Trained at Swarthmore, the Pennsylvania Academy of Fine Arts, and Yale, Akunyili Crosby uses the languages and strategies of Western art, absorbing and subverting classical approaches in order to express ideas more pertinent to our times. Human interactions often serve as focal points in her works, revealing how immigrant life merges—and rattles—disparate identities. Despite the daily power struggles that fragment, divide, and segregate, Akunyili Crosby expresses the desire for wholeness in tight figurative compositions that contain layers of personal memories and of Nigerian culture and politics. Her survey exhibition at the Norton Museum of Art this past spring, the Prix Canson 2016 this summer, her participation in the Biennale de Montréal, along with her first solo show in Europe atVictoria Miro Gallery (London) this fall—all attest to the artist's rising prominence and the clarity of her vision.
Erica Ando You moved to the US when you were seventeen. Did you come with your whole family?
Njideka Akunyili Crosby No, I moved to the US with my sister. My parents won the green-card lottery. Without that, we would have never been able to come to school in the States; my parents could not afford it. But as a student with a green card you have access to the same financial aid that citizens have access to.
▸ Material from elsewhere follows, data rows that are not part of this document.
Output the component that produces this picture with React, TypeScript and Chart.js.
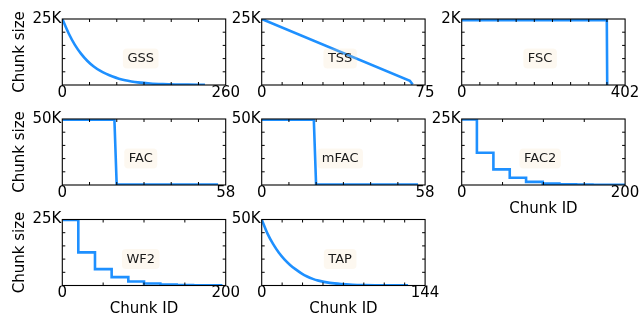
import React, { useEffect, useRef } from 'react';
import { Chart, registerables } from 'chart.js';

Chart.register(...registerables);

// ---------- data ----------
const GSS_X = [0, 10, 20, 30, 40, 50, 60, 70, 80, 90, 100, 110, 120, 140, 160, 180, 200, 227];
const GSS_Y = [25000, 19600, 15200, 11800, 9100, 7000, 5400, 4200, 3200, 2400, 1800, 1350, 1000, 560, 330, 200, 140, 100];

const TSS_X = [0, 68, 69.3];
const TSS_Y = [25000, 1600, 200];

const FSC_X = [0, 357, 358];
const FSC_Y = [1960, 1960, 0];

const FAC_X = [0, 18.5, 19.3, 55.3];
const FAC_Y = [49400, 49400, 400, 400];

const MFAC_X = [0, 18.5, 19.3, 55.5];
const MFAC_Y = [49400, 49400, 400, 400];

const FAC2_X = [0, 18.6, 38.8, 58.8, 78.8, 99.2, 119.6, 140, 160, 180, 200];
const FAC2_Y = [24800, 12200, 5900, 2750, 1200, 520, 260, 130, 70, 40, 40];

const WF2_X = [0, 19.6, 40, 60.4, 80.8, 100, 120, 140, 160, 180, 196];
const WF2_Y = [24800, 12560, 6220, 3170, 1520, 760, 380, 190, 100, 50, 50];

const TAP_X = [0, 5, 10, 15, 20, 25, 30, 35, 40, 45, 50, 60, 70, 80, 90, 100, 115, 129];
const TAP_Y = [50000, 39500, 31500, 25000, 19800, 15600, 12200, 9200, 6800, 5000, 3700, 2000, 1100, 600, 350, 220, 150, 100];

const NAMES = ['GSS', 'TSS', 'FSC', 'FAC', 'mFAC', 'FAC2', 'WF2', 'TAP'];
const X_MAX = [260, 75, 402, 58, 58, 200, 200, 144];
const Y_MAX = [25000, 25000, 2000, 50000, 50000, 25000, 25000, 50000];
const Y_TICK_LABEL = ['25K', '25K', '2K', '50K', '50K', '25K', '25K', '50K'];
const X_TICK_LABEL_VALUES = X_MAX.map((m) => [0, m]);
const X_MINOR_INTERVALS = [6, 8, 9, 6, 6, 4, 4, 8];
const Y_MINOR_INTERVALS = [5, 5, 5, 5, 5, 5, 5, 5];
const SERIES_X = [GSS_X, TSS_X, FSC_X, FAC_X, MFAC_X, FAC2_X, WF2_X, TAP_X];
const SERIES_Y = [GSS_Y, TSS_Y, FSC_Y, FAC_Y, MFAC_Y, FAC2_Y, WF2_Y, TAP_Y];
const SMOOTH = [true, false, false, false, false, false, false, true];
const STEPPED = [false, false, false, false, false, true, true, false];
const Y_TITLE = 'Chunk size';
const X_TITLE = 'Chunk ID';

// ---------- layout ----------
const CW = 644;
const CH = 340;
const COL_L = [62.3, 261.7, 461.7];
const PW = 163.4;
const ROW_T = [19, 119, 219.5];
const PH = 66;
const POS = [
  [0, 0], [1, 0], [2, 0],
  [0, 1], [1, 1], [2, 1],
  [0, 2], [1, 2],
];
const SHOW_Y_TITLE = [true, false, false, true, false, false, true, false];
const SHOW_X_TITLE = [false, false, false, false, false, true, true, true];
const YW = 55;
const XH = 33;
const FONT = '"DejaVu Sans", "Liberation Sans", sans-serif';
const BLUE = '#1E90FF';

const decorPlugin = {
  id: 'panelDecor',
  afterDatasetsDraw(chart: any, _args: any, opts: any) {
    const { ctx, chartArea } = chart;
    const { left, right, top, bottom } = chartArea;
    const w = right - left;
    const h = bottom - top;
    ctx.save();
    ctx.font = `13px ${FONT}`;
    const tw = ctx.measureText(opts.name).width;
    const bw = tw + 9;
    const bh = 20;
    const cx = left + 0.48 * w;
    const cy = bottom - 0.4 * h;
    ctx.fillStyle = 'rgba(245, 222, 179, 0.2)';
    ctx.beginPath();
    (ctx as any).roundRect(cx - bw / 2, cy - bh / 2, bw, bh, 4);
    ctx.fill();
    ctx.fillStyle = '#1a1a1a';
    ctx.textAlign = 'center';
    ctx.textBaseline = 'middle';
    ctx.fillText(opts.name, cx, cy + 0.5);
    ctx.restore();
  },
  afterDraw(chart: any, _args: any, opts: any) {
    const { ctx, chartArea } = chart;
    const { left, right, top, bottom } = chartArea;
    const xs = chart.scales.x;
    const ys = chart.scales.y;
    const tl = 3;
    ctx.save();
    ctx.strokeStyle = '#000';
    ctx.lineWidth = 1;
    ctx.beginPath();
    for (let i = 1; i < opts.nx; i++) {
      const px = xs.getPixelForValue((i * opts.xMax) / opts.nx);
      ctx.moveTo(px, bottom);
      ctx.lineTo(px, bottom - tl);
      ctx.moveTo(px, top);
      ctx.lineTo(px, top + tl);
    }
    for (let i = 1; i < opts.ny; i++) {
      const py = ys.getPixelForValue((i * opts.yMax) / opts.ny);
      ctx.moveTo(left, py);
      ctx.lineTo(left + tl, py);
      ctx.moveTo(right, py);
      ctx.lineTo(right - tl, py);
    }
    ctx.stroke();
    ctx.lineWidth = 1.1;
    ctx.strokeRect(left, top, right - left, bottom - top);
    ctx.restore();
  },
};

function Panel({ idx }: { idx: number }) {
  const ref = useRef<HTMLCanvasElement>(null);
  useEffect(() => {
    const [col, row] = POS[idx];
    const L = COL_L[col];
    const T = ROW_T[row];
    const R = L + PW;
    const B = T + PH;
    const xMax = X_MAX[idx];
    const yMax = Y_MAX[idx];
    const data = SERIES_X[idx].map((x, i) => ({ x, y: SERIES_Y[idx][i] }));
    const chart = new Chart(ref.current as HTMLCanvasElement, {
      type: 'line',
      data: {
        datasets: [
          {
            data,
            borderColor: BLUE,
            borderWidth: 2.6,
            pointRadius: 0,
            fill: false,
            tension: 0,
            cubicInterpolationMode: SMOOTH[idx] ? 'monotone' : 'default',
            stepped: STEPPED[idx] ? 'before' : false,
            clip: 0,
          } as any,
        ],
      },
      options: {
        animation: false,
        responsive: false,
        events: [],
        layout: {
          padding: { left: L - YW, top: T, right: CW - R, bottom: CH - B - XH },
        },
        plugins: {
          legend: { display: false },
          tooltip: { enabled: false },
          panelDecor: {
            name: NAMES[idx],
            nx: X_MINOR_INTERVALS[idx],
            ny: Y_MINOR_INTERVALS[idx],
            xMax,
            yMax,
          },
        } as any,
        scales: {
          x: {
            type: 'linear',
            min: 0,
            max: xMax,
            grid: { display: false, drawTicks: false },
            border: { display: false },
            ticks: {
              font: { family: FONT, size: 15, lineHeight: 1.2 },
              color: '#000',
              padding: -1,
              maxRotation: 0,
              autoSkip: false,
              callback: (v: any) => String(v),
            },
            afterBuildTicks: (s: any) => {
              s.ticks = X_TICK_LABEL_VALUES[idx].map((value) => ({ value }));
            },
            afterFit: (s: any) => {
              s.height = XH;
              s.paddingLeft = 0;
              s.paddingRight = 0;
            },
            title: {
              display: SHOW_X_TITLE[idx],
              text: X_TITLE,
              color: '#000',
              font: { family: FONT, size: 15, lineHeight: 1.2 },
              padding: 0,
            },
          },
          y: {
            type: 'linear',
            min: 0,
            max: yMax,
            grid: { display: false, drawTicks: false },
            border: { display: false },
            ticks: {
              font: { family: FONT, size: 15, lineHeight: 1.2 },
              color: '#000',
              padding: 1,
              autoSkip: false,
              callback: () => Y_TICK_LABEL[idx],
            },
            afterBuildTicks: (s: any) => {
              s.ticks = [{ value: yMax }];
            },
            afterFit: (s: any) => {
              s.width = YW;
              s.paddingTop = 0;
              s.paddingBottom = 0;
            },
            title: {
              display: SHOW_Y_TITLE[idx],
              text: Y_TITLE,
              color: '#000',
              font: { family: FONT, size: 15, lineHeight: 1.2 },
              padding: { top: 4, bottom: 0 },
            },
          },
        },
      },
      plugins: [decorPlugin as any],
    });
    return () => chart.destroy();
  }, [idx]);
  return (
    <canvas
      ref={ref}
      width={CW}
      height={CH}
      style={{ position: 'absolute', left: 0, top: 0, width: CW, height: CH }}
    />
  );
}

export default function App() {
  return (
    <div
      style={{
        position: 'fixed',
        left: 0,
        top: 0,
        width: CW,
        height: 320,
        overflow: 'hidden',
        background: '#fff',
      }}
    >
      {NAMES.map((_, i) => (
        <Panel key={i} idx={i} />
      ))}
    </div>
  );
}
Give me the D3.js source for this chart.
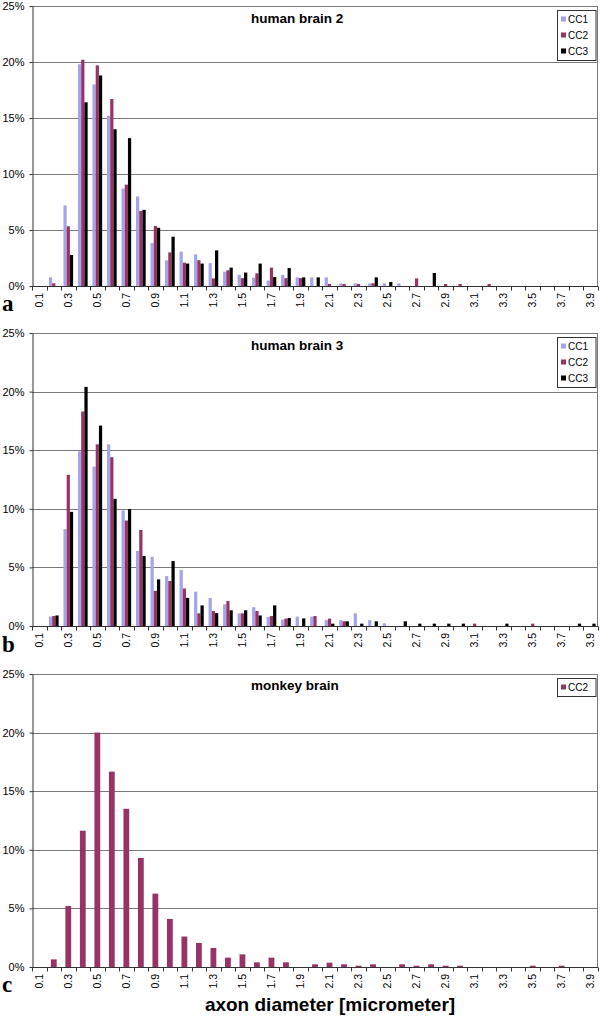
<!DOCTYPE html>
<html>
<head>
<meta charset="utf-8">
<script src="https://cdn.jsdelivr.net/npm/d3@7"></script>
<style>
  html, body { margin: 0; padding: 0; background: #fff; }
  svg { display: block; }
</style>
</head>
<body>
<script>
// ---------------- data ----------------
const categories = ["0.1","0.2","0.3","0.4","0.5","0.6","0.7","0.8","0.9","1.0",
  "1.1","1.2","1.3","1.4","1.5","1.6","1.7","1.8","1.9","2.0",
  "2.1","2.2","2.3","2.4","2.5","2.6","2.7","2.8","2.9","3.0",
  "3.1","3.2","3.3","3.4","3.5","3.6","3.7","3.8","3.9"];
const xTickLabels = ["0.1","0.3","0.5","0.7","0.9","1.1","1.3","1.5","1.7","1.9",
  "2.1","2.3","2.5","2.7","2.9","3.1","3.3","3.5","3.7","3.9"];
const yTicks = [0, 5, 10, 15, 20, 25];
const seriesNames = ["CC1", "CC2", "CC3"];

// human brain 2 (percent)
const brain2CC1 = [0,0.77,7.2,19.8,18.0,15.2,8.7,8.0,3.84,2.3,3.07,2.83,2.05,1.28,1.0,0.74,0.48,1.0,0.77,0.77,0.77,0.24,0.24,0.24,0.24,0.24,0,0,0,0,0,0,0,0,0,0,0,0,0];
const brain2CC2 = [0,0.24,5.33,20.2,19.7,16.7,9.05,6.7,5.36,3.0,2.08,2.3,0.68,1.4,0.7,1.13,1.64,0.7,0.7,0,0.18,0.18,0.18,0.24,0,0,0.68,0,0.18,0.18,0,0.18,0,0,0,0,0,0,0];
const brain2CC3 = [0,0,2.77,16.4,18.8,14.0,13.2,6.8,5.2,4.4,2.0,2.0,3.18,1.64,1.2,2.0,0.8,1.6,0.77,0.77,0,0,0,0.77,0.36,0,0,1.16,0,0,0,0,0,0,0,0,0,0,0];

// human brain 3 (percent)
const brain3CC1 = [0,0.8,8.27,14.9,13.6,15.5,9.86,6.4,5.9,4.26,4.77,2.93,2.39,1.85,1.08,1.6,0.77,0.55,0.8,0.8,0.5,0.5,1.08,0.5,0.23,0,0,0,0,0,0,0,0,0,0,0,0,0,0];
const brain3CC2 = [0,0.85,12.9,18.3,15.5,14.4,9.0,8.2,3.0,3.84,3.2,1.08,1.28,2.13,1.08,1.28,0.85,0.63,0,0.85,0.63,0.4,0,0,0,0,0,0,0,0,0.2,0,0,0,0.2,0,0,0,0];
const brain3CC3 = [0,0.9,9.74,20.4,17.1,10.85,9.97,5.97,3.98,5.54,2.4,1.76,1.1,1.34,1.34,0.9,1.76,0.68,0.65,0,0.2,0.4,0.2,0.4,0,0.4,0.2,0.2,0.2,0.2,0,0,0.2,0,0,0,0,0.2,0.2];

// monkey brain (percent)
const monkeyCC2 = [0,0.65,5.2,11.63,20.0,16.67,13.5,9.3,6.26,4.1,2.6,2.05,1.62,0.8,1.08,0.4,0.8,0.4,0,0.23,0.37,0.23,0.11,0.23,0,0.23,0.11,0.23,0.11,0.11,0,0,0,0,0.11,0,0.11,0,0];

// ---------------- drawing ----------------
const W = 600, H = 1016;
const left = 32, right = 598;
const SANS = "'Liberation Sans', Arial, Helvetica, sans-serif";
const SERIF = "'Liberation Serif', 'Times New Roman', serif";
const svg = d3.select("body").append("svg").attr("width", W).attr("height", H)
  .attr("font-family", SANS);

const x = d3.scaleBand().domain(categories).range([left, right]).paddingInner(0).paddingOuter(0);
const color = d3.scaleOrdinal().domain(seriesNames).range(["#a4a4ec", "#993366", "#000000"]);

function panel(cfg) {
  const y = d3.scaleLinear().domain([0, 25]).range([cfg.bottom, cfg.top]);
  const g = svg.append("g");

  // gridlines
  g.selectAll("line.grid").data(yTicks.filter(v => v > 0)).join("line")
    .attr("class", "grid")
    .attr("x1", left).attr("x2", right)
    .attr("y1", d => Math.round(y(d)) + 0.5).attr("y2", d => Math.round(y(d)) + 0.5)
    .attr("stroke", "#7a7a7a").attr("stroke-width", 1);
  // right frame
  g.append("line").attr("x1", right - 0.5).attr("x2", right - 0.5)
    .attr("y1", cfg.top).attr("y2", cfg.bottom).attr("stroke", "#7a7a7a");

  // bars
  const names = cfg.series.map(s => s.name);
  const sub = d3.scaleBand().domain(names).range([0, x.bandwidth()]).paddingInner(0).paddingOuter(0.75);
  cfg.series.forEach(s => {
    g.append("g").selectAll("rect").data(s.values.map((v, i) => ({ c: categories[i], v })))
      .join("rect")
      .attr("x", d => x(d.c) + sub(s.name))
      .attr("width", sub.bandwidth())
      .attr("y", d => y(d.v))
      .attr("height", d => y(0) - y(d.v))
      .attr("fill", color(s.name));
  });

  // y axis
  const ya = g.append("g").attr("transform", `translate(${left + 0.5},0)`)
    .call(d3.axisLeft(y).tickValues(yTicks).tickFormat(d => d + "%").tickSize(3).tickSizeOuter(0).tickPadding(5));
  ya.select(".domain").attr("stroke", "#333");
  ya.selectAll(".tick line").attr("stroke", "#333");
  ya.selectAll("text").attr("font-size", 11).attr("fill", "#000").attr("font-family", SANS);

  // x axis line
  const yb = Math.round(y(0)) + 0.5;
  g.append("line").attr("x1", left).attr("x2", right).attr("y1", yb).attr("y2", yb).attr("stroke", "#333");
  // category boundary ticks
  const bounds = categories.map(c => x(c)).concat([x.range()[1]]);
  g.selectAll("line.xt").data(bounds).join("line").attr("class", "xt")
    .attr("x1", d => Math.round(d) + 0.5).attr("x2", d => Math.round(d) + 0.5)
    .attr("y1", yb).attr("y2", yb + 4).attr("stroke", "#333");
  // x labels
  g.selectAll("text.xl").data(xTickLabels).join("text").attr("class", "xl")
    .attr("transform", d => `translate(${x(d) + x.bandwidth() / 2},${yb + 6.5}) rotate(-90)`)
    .attr("text-anchor", "end").attr("dy", "0.35em")
    .attr("font-size", 10.5).attr("fill", "#000").text(d => d);

  // title
  g.append("text").attr("x", 251).attr("y", cfg.titleY)
    .attr("font-size", 13.5).attr("font-weight", "bold").attr("fill", "#000").text(cfg.title);

  // legend
  const lt = cfg.top + 4.5;
  const lh = 16 * names.length + 2;
  g.append("rect").attr("x", 557.5).attr("y", lt).attr("width", 38.5).attr("height", lh)
    .attr("fill", "#fff").attr("stroke", "#333").attr("stroke-width", 1);
  names.forEach((n, i) => {
    const by = lt + 12 + 16 * i;
    g.append("rect").attr("x", 561).attr("y", by - 6).attr("width", 5).attr("height", 5).attr("fill", color(n));
    g.append("text").attr("x", 568).attr("y", by).attr("font-size", 10).attr("fill", "#000").text(n);
  });

  // panel letter
  g.append("text").attr("x", 2).attr("y", cfg.letterY)
    .attr("font-family", SERIF)
    .attr("font-weight", "bold").attr("font-size", 23).attr("fill", "#000").text(cfg.letter);
}

panel({ top: 6, bottom: 286, title: "human brain 2", titleY: 23, letter: "a", letterY: 311,
  series: [{ name: "CC1", values: brain2CC1 }, { name: "CC2", values: brain2CC2 }, { name: "CC3", values: brain2CC3 }] });
panel({ top: 333, bottom: 626, title: "human brain 3", titleY: 350, letter: "b", letterY: 652,
  series: [{ name: "CC1", values: brain3CC1 }, { name: "CC2", values: brain3CC2 }, { name: "CC3", values: brain3CC3 }] });
panel({ top: 674, bottom: 967, title: "monkey brain", titleY: 690, letter: "c", letterY: 992,
  series: [{ name: "CC2", values: monkeyCC2 }] });

svg.append("text").attr("x", 330).attr("y", 1011).attr("text-anchor", "middle")
  .attr("font-size", 19).attr("font-weight", "bold").attr("fill", "#000")
  .text("axon diameter [micrometer]");
</script>
</body>
</html>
We didn't have money for the whole family to move, and my mom had just started a new government job, so everyone stayed in Nigeria until college. When I graduated high school, my older sister and I, who were in the same class, moved together to Philadelphia because we have another sister and a brother who were studying at the University of Pennsylvania and at Penn State.
EA Were you immediately enrolled as students?
NAC We took a gap year, which was a really great idea. We acclimatized to the new country and culture outside of college. That year was our time to get to know the United States of America, to study for our SATs, and to take classes in things we wouldn't have learned in Nigeria. I took a calculus class, an American history class, and an American literature class at the Community College of Philadelphia. And my fourth class was a painting class, because I needed something fun to lighten the load. That was my first oil-painting class, and it was taught by Jeff Reed, who eventually advised me to apply to Swarthmore.
EA So at that time you hadn't committed to art?
NAC Oh no, it was just a fun thing I did on the side.
EA When did your commitment start to grow?
NAC That didn't happen until my senior year of college. In my junior year at Swarthmore, I was taking a lot of advanced biology and organic chemistry classes, doing my pre-med requirements. I took one or two art classes every semester, again, to lighten my heavy science load. But it got to a point where I realized I was enjoying my art classes more. It slowly became clear to me that art was where my heart was. There was more urgency.